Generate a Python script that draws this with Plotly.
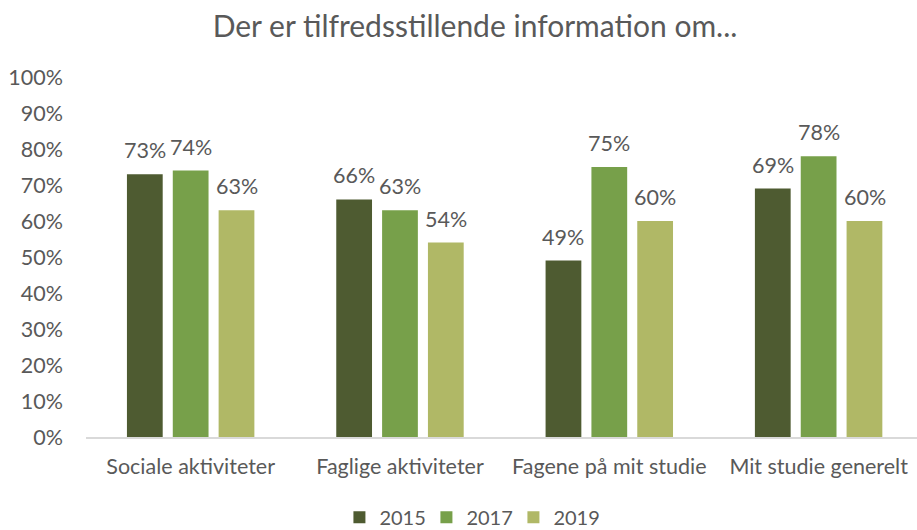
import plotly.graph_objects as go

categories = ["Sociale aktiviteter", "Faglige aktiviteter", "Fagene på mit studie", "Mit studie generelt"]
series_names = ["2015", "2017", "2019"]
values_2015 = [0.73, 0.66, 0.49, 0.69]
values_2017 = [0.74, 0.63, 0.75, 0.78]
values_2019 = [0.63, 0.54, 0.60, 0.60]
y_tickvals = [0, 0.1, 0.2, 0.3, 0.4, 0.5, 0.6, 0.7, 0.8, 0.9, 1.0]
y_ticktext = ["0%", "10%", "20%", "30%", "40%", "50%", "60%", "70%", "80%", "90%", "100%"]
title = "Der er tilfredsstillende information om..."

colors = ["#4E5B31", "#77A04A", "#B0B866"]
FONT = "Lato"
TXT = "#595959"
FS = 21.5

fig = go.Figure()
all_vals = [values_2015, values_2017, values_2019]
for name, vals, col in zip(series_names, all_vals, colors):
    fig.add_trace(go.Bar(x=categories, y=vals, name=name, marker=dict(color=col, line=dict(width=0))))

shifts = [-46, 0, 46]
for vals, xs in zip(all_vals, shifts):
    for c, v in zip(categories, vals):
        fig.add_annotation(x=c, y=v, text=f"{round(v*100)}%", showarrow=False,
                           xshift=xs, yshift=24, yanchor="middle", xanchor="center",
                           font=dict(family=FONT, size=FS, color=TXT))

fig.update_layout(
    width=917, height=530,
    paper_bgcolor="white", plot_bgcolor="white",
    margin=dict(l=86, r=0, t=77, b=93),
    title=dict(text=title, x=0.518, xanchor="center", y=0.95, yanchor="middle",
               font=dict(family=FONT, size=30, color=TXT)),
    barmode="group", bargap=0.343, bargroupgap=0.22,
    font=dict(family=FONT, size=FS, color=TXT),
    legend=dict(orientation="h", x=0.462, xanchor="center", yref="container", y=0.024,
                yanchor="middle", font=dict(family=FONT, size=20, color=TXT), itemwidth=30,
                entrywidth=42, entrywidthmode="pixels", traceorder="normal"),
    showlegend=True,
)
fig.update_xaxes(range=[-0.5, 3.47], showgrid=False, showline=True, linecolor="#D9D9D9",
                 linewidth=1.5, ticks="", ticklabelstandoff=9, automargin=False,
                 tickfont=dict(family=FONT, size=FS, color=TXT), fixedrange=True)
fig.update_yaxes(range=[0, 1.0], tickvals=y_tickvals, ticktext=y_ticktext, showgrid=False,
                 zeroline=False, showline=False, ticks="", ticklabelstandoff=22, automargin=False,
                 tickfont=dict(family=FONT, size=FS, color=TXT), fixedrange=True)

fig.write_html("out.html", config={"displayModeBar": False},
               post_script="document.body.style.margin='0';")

Work instructions: Make an exact copy of the lines from the top of the material through the line with "font=dict(family=FONT, size=FS, color=TXT))", pictures excluded.

Final result:
Generate a Python script that draws this with Plotly.
import plotly.graph_objects as go

categories = ["Sociale aktiviteter", "Faglige aktiviteter", "Fagene på mit studie", "Mit studie generelt"]
series_names = ["2015", "2017", "2019"]
values_2015 = [0.73, 0.66, 0.49, 0.69]
values_2017 = [0.74, 0.63, 0.75, 0.78]
values_2019 = [0.63, 0.54, 0.60, 0.60]
y_tickvals = [0, 0.1, 0.2, 0.3, 0.4, 0.5, 0.6, 0.7, 0.8, 0.9, 1.0]
y_ticktext = ["0%", "10%", "20%", "30%", "40%", "50%", "60%", "70%", "80%", "90%", "100%"]
title = "Der er tilfredsstillende information om..."

colors = ["#4E5B31", "#77A04A", "#B0B866"]
FONT = "Lato"
TXT = "#595959"
FS = 21.5

fig = go.Figure()
all_vals = [values_2015, values_2017, values_2019]
for name, vals, col in zip(series_names, all_vals, colors):
    fig.add_trace(go.Bar(x=categories, y=vals, name=name, marker=dict(color=col, line=dict(width=0))))

shifts = [-46, 0, 46]
for vals, xs in zip(all_vals, shifts):
    for c, v in zip(categories, vals):
        fig.add_annotation(x=c, y=v, text=f"{round(v*100)}%", showarrow=False,
                           xshift=xs, yshift=24, yanchor="middle", xanchor="center",
                           font=dict(family=FONT, size=FS, color=TXT))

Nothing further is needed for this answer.